September 26, 2018

Mars may provide our best glimpse into Earth’s beginnings. Meet the Purdue researcher exploring the Red Planet

WEST LAFAYETTE, Ind. — One hundred forty million miles from Earth, cold winds whip dust harshly across the planet’s rocky surface. Clouds float through the thin atmosphere, and at night, two tiny moons shine in the sky. Though Mars looks like a desert now, many scientists believe water once flowed freely there, potentially fostering the development of microbial life.

Mars is one of the most habitable planets in our solar system, and it has more in common with Earth than you might think. This is why NASA’s been exploring the planet for more than 50 years – it’s a way to uncover the ancient history of life on Earth.

Briony Horgan, a professor of earth, atmospheric, and planetary sciences at Purdue University and scientist on NASA’s Curiosity and 2020 Mars rover missions, has spent much of her career trying to understand the history of the moon and Mars.

“We really want to know what Mars was like 4 billion years ago because that’s when it probably had liquid water, and it also would’ve been very similar to Earth at that time,” she said. “On Earth, the ancient terrestrial rocks have all been destroyed by plate tectonics and weathering – we don’t have access to anything that old. But on Mars, they’re just sitting at the surface waiting for us to go look at them.” 

Minerals and rocks on Earth form under unique conditions, which means they can tell scientists about the different environments and climates they formed in. The same is true on Mars, where NASA has several rovers and orbiters looking for clues about the planet’s past climate and landscapes.

The Mars 2020 rover mission will explore regions that NASA thinks might have supported a watery environment where life could’ve thrived and left behind biosignatures. Ten to 15 years from now, they hope to bring samples collected on that mission back to Earth. Until then, NASA’s rovers and orbiters will rely on cameras that take detailed photos and chemical data of minerals and textures to determine where signs of life might be hidden.

“When rain falls on rocks, weathers them and turns them into soil, that creates certain kinds of minerals. We see those kinds of minerals on Mars, but there’s debate over whether they were created by rain, or snow or ice melting,” Horgan said. “Our work has shown that minerals that form in cold conditions are very distinct from those that form in long-term warm environments.”

The contentious debate about whether Mars was warm and wet or cold and icy in its early history has been dragging on since the 1980s. Horgan is trying to develop a new way to look at this issue -  by investigating the minerals left behind by Mars-like features, there and on Earth.

Her team has been to places where water interacts with volcanoes all over the world, from Iceland to Hawaii. She recently returned from the Oregon Cascades, where her team studied whether glaciers leave behind chemical fingerprints in the rocks they erode and the sediments they create.

“We would like to use those fingerprints to understand the past extent of glaciers and ice sheets on Mars,” she said.

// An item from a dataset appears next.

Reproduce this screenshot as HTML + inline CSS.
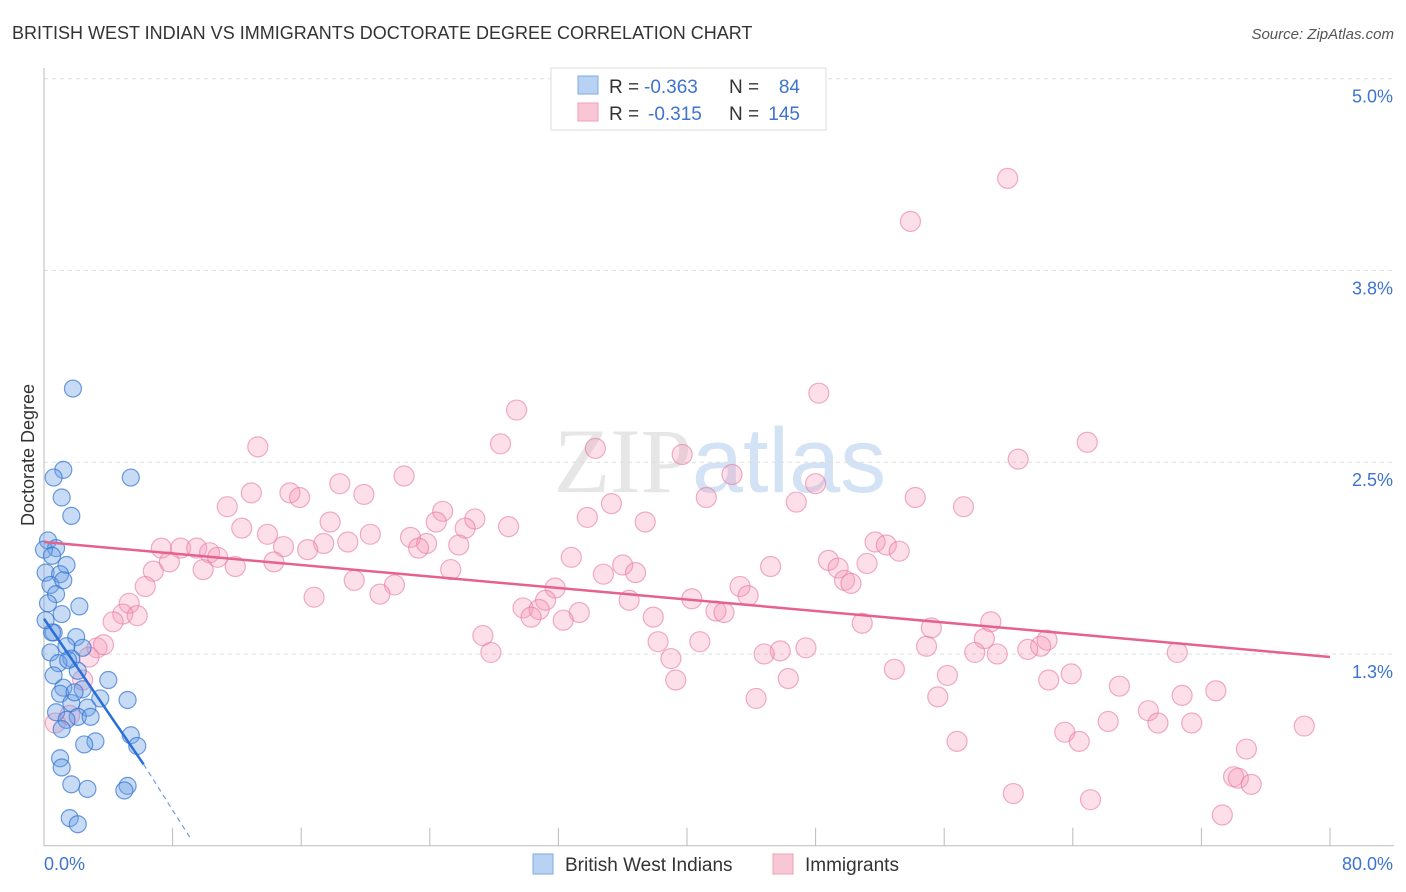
<!DOCTYPE html>
<html><head><meta charset="utf-8"><style>
body{margin:0;background:#fff;font-family:"Liberation Sans",sans-serif;}
svg{display:block}
</style></head><body>
<svg id="chart" width="1406" height="892">
<text x="12" y="39" font-size="18" fill="#333">BRITISH WEST INDIAN VS IMMIGRANTS DOCTORATE DEGREE CORRELATION CHART</text>
<text x="1394" y="39" font-size="15" fill="#555" font-style="italic" text-anchor="end">Source: ZipAtlas.com</text>
<text x="720" y="492" font-size="92" fill="#e6e6e6" text-anchor="middle" font-family="Liberation Serif">ZIP<tspan fill="#d3e3f5" font-family="Liberation Sans">atlas</tspan></text>
<g id="grid"></g>
<g id="axes"></g>
<g id="pts"></g>
<g id="trends"></g>
<text transform="translate(34,455) rotate(-90)" font-size="18" fill="#333" text-anchor="middle">Doctorate Degree</text>
<g>
<rect x="551" y="68" width="275" height="62" fill="#fff" stroke="#ddd"/>
<rect x="578" y="76" width="20" height="18" fill="#b8d2f4" stroke="#7ea9e3"/>
<text x="609" y="93" font-size="19" fill="#333">R =</text>
<text x="644" y="93" font-size="19" fill="#3d74d0">-0.363</text>
<text x="729" y="93" font-size="19" fill="#333">N =</text>
<text x="800" y="93" font-size="19" fill="#3d74d0" text-anchor="end">84</text>
<rect x="578" y="103" width="20" height="18" fill="#f9c6d6" stroke="#eea2bb"/>
<text x="609" y="120" font-size="19" fill="#333">R =</text>
<text x="648" y="120" font-size="19" fill="#3d74d0">-0.315</text>
<text x="729" y="120" font-size="19" fill="#333">N =</text>
<text x="800" y="120" font-size="19" fill="#3d74d0" text-anchor="end">145</text>
</g>
<g>
<rect x="533" y="854" width="20" height="20" fill="#b8d2f4" stroke="#7ea9e3"/>
<text x="565" y="871" font-size="19" fill="#333">British West Indians</text>
<rect x="773" y="854" width="20" height="20" fill="#f9c6d6" stroke="#eea2bb"/>
<text x="805" y="871" font-size="19" fill="#333">Immigrants</text>
</g>
</svg>
<script>
const yTicks=[1.25,2.5,3.75,5.0];
const yTickLabels=["1.3%","2.5%","3.8%","5.0%"];
const xTicks=[0,8,16,24,32,40,48,56,64,72,80];
const pinkX=[59.95,53.9,48.2,29.4,64.9,28.4,13.3,34.3,39.7,60.6,22.4,42.8,18.4,48.0,12.9,15.3,19.9,15.9,41.2,54.2,11.4,35.3,46.8,57.2,24.8,33.8,26.8,17.8,24.4,37.4,28.9,12.3,26.2,13.9,20.3,22.8,18.9,17.4,23.8,51.7,14.9,25.8,52.4,7.3,16.4,23.3,8.5,9.5,10.3,53.2,10.8,32.8,48.8,7.8,14.3,36.0,51.2,11.9,45.2,49.4,9.9,36.8,25.3,6.8,34.8,19.3,49.8,50.2,43.3,21.8,31.8,6.3,20.9,16.8,43.8,36.4,40.3,5.3,31.2,29.8,41.8,30.8,33.3,42.3,4.9,5.8,30.3,32.3,37.9,4.3,50.9,58.9,55.2,27.3,58.5,62.4,38.2,40.8,62.0,54.9,47.4,3.3,61.2,57.9,45.8,59.3,70.5,27.8,44.8,39.0,2.8,52.9,63.9,56.2,46.3,39.3,62.5,2.4,66.9,72.9,70.8,55.6,44.3,68.7,66.2,69.3,71.4,78.4,63.5,56.8,64.4,74.8,0.7,74.0,74.3,75.1,60.3,65.1,73.3,1.6,3.7];
const pinkY=[4.35,4.07,2.95,2.84,2.63,2.62,2.60,2.59,2.55,2.52,2.41,2.42,2.36,2.36,2.30,2.30,2.29,2.27,2.27,2.27,2.21,2.23,2.24,2.21,2.18,2.14,2.13,2.11,2.11,2.11,2.08,2.07,2.07,2.03,2.03,2.01,1.98,1.97,1.97,1.98,1.95,1.96,1.96,1.94,1.93,1.94,1.94,1.94,1.91,1.92,1.88,1.88,1.86,1.85,1.85,1.83,1.84,1.82,1.82,1.81,1.80,1.78,1.80,1.79,1.77,1.73,1.73,1.71,1.69,1.70,1.68,1.69,1.64,1.62,1.63,1.60,1.61,1.58,1.60,1.55,1.53,1.54,1.52,1.52,1.51,1.50,1.49,1.47,1.49,1.46,1.45,1.46,1.42,1.37,1.35,1.34,1.33,1.33,1.30,1.30,1.29,1.29,1.28,1.26,1.27,1.25,1.26,1.26,1.25,1.22,1.23,1.15,1.12,1.11,1.09,1.08,1.08,1.08,1.04,1.01,0.98,0.97,0.96,0.88,0.81,0.80,0.80,0.78,0.74,0.68,0.68,0.63,0.80,0.45,0.44,0.40,0.34,0.30,0.20,0.85,1.31];
const blueX=[1.8,1.2,0.6,5.4,1.1,1.7,0.25,0.75,0,0.5,1.4,0.1,1.0,0.4,0.75,0.25,2.2,1.1,0.6,2.0,1.4,2.4,0.4,1.7,0.9,2.1,0.6,4.0,1.2,2.4,1.0,3.5,5.2,1.7,2.7,0.75,2.1,1.4,1.1,5.4,3.2,2.5,5.8,1.0,1.1,5.2,1.7,2.7,5.0,1.6,2.1,0.5,0.1,1.5,1.9,2.9,1.2];
const blueY=[2.98,2.45,2.40,2.40,2.27,2.15,1.99,1.94,1.93,1.89,1.83,1.78,1.77,1.70,1.64,1.58,1.56,1.51,1.39,1.36,1.30,1.29,1.26,1.22,1.19,1.14,1.11,1.08,1.03,1.02,0.99,0.96,0.95,0.93,0.90,0.87,0.84,0.82,0.76,0.72,0.68,0.66,0.65,0.57,0.51,0.39,0.40,0.37,0.36,0.18,0.14,1.39,1.47,1.21,1.0,0.84,1.73];
const pinkTrend=[[0,1.98],[80,1.23]];
const blueTrend=[[0,1.48],[6.2,0.53]];
const blueTrendExt=[[6.2,0.53],[9.1,0.05]];
const X0=44,X1=1330,Y0=845.7,PXPER=153.4;
const sx=v=>X0+(X1-X0)*v/80, sy=v=>Y0-v*PXPER;
const NS="http://www.w3.org/2000/svg";
function mk(t,a,p){const e=document.createElementNS(NS,t);for(const k in a)e.setAttribute(k,a[k]);p.appendChild(e);return e;}
const grid=document.getElementById('grid'),axes=document.getElementById('axes'),pts=document.getElementById('pts'),tr=document.getElementById('trends');
yTicks.forEach((v,i)=>{
 const l=mk('line',{x1:X0,x2:1394,y1:sy(v),y2:sy(v),stroke:'#ddd','stroke-dasharray':'4,4'},grid);
 
 
 const t=mk('text',{x:1393,y:sy(v)+24,'font-size':18,fill:'#3d74d0','text-anchor':'end'},axes);
 t.textContent=yTickLabels[i];
 
 
});
const ax=mk('path',{d:`M${X0},68V${Y0}H1394`,stroke:'#bbb',fill:'none'},axes);


xTicks.forEach((v,i)=>{if(i===0)return;
 const l=mk('line',{x1:sx(v),x2:sx(v),y1:Y0,y2:Y0-18,stroke:'#bbb'},axes);
 
 
});
[[0,"0.0%",44,'start'],[80,"80.0%",1393,'end']].forEach(d=>{
 const t=mk('text',{x:d[2],y:870,'font-size':18,fill:'#3d74d0','text-anchor':d[3]},axes);t.textContent=d[1];
 
 
});
pinkX.forEach((v,i)=>{
 const c=mk('circle',{cx:sx(v),cy:sy(pinkY[i]),r:10,fill:'rgba(244,150,182,0.3)',stroke:'rgba(232,120,160,0.6)','stroke-width':1.2},pts);
 
 
});
blueX.forEach((v,i)=>{
 const c=mk('circle',{cx:sx(v),cy:sy(blueY[i]),r:8.5,fill:'rgba(110,160,230,0.38)',stroke:'rgba(50,115,210,0.7)','stroke-width':1.2},pts);
 
 
});
const pl=mk('line',{x1:sx(pinkTrend[0][0]),y1:sy(pinkTrend[0][1]),x2:sx(pinkTrend[1][0]),y2:sy(pinkTrend[1][1]),stroke:'#e5618f','stroke-width':2.5},tr);


const bl=mk('line',{x1:sx(blueTrend[0][0]),y1:sy(blueTrend[0][1]),x2:sx(blueTrend[1][0]),y2:sy(blueTrend[1][1]),stroke:'#2a6fd6','stroke-width':2.5},tr);


const bd=mk('line',{x1:sx(blueTrendExt[0][0]),y1:sy(blueTrendExt[0][1]),x2:sx(blueTrendExt[1][0]),y2:sy(blueTrendExt[1][1]),stroke:'#6f9ee0','stroke-width':1.2,'stroke-dasharray':'5,4'},tr);


</script>
</body></html>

Horgan’s research group has traveled to Iceland to investigate rocks from subglacial volcanoes, with the goal of developing methods to detect that kind of environment on Mars. In 2019, she’ll return to the island to study how glacial and volcanic sediments are transported by wind and rivers.

“The common theme throughout our work is trying to understand how to identify different kinds of habitable watery environments in volcanic settings – from the relationship between the mineralogy of volcanic soils and the surface environment and climate they formed in, to hydrothermal activity created by interactions between volcanoes and water,” Horgan said. “In addition to figuring out what conditions on Mars were like billions of years ago, we’re uncovering a lot of really fundamental science about terrestrial geology.”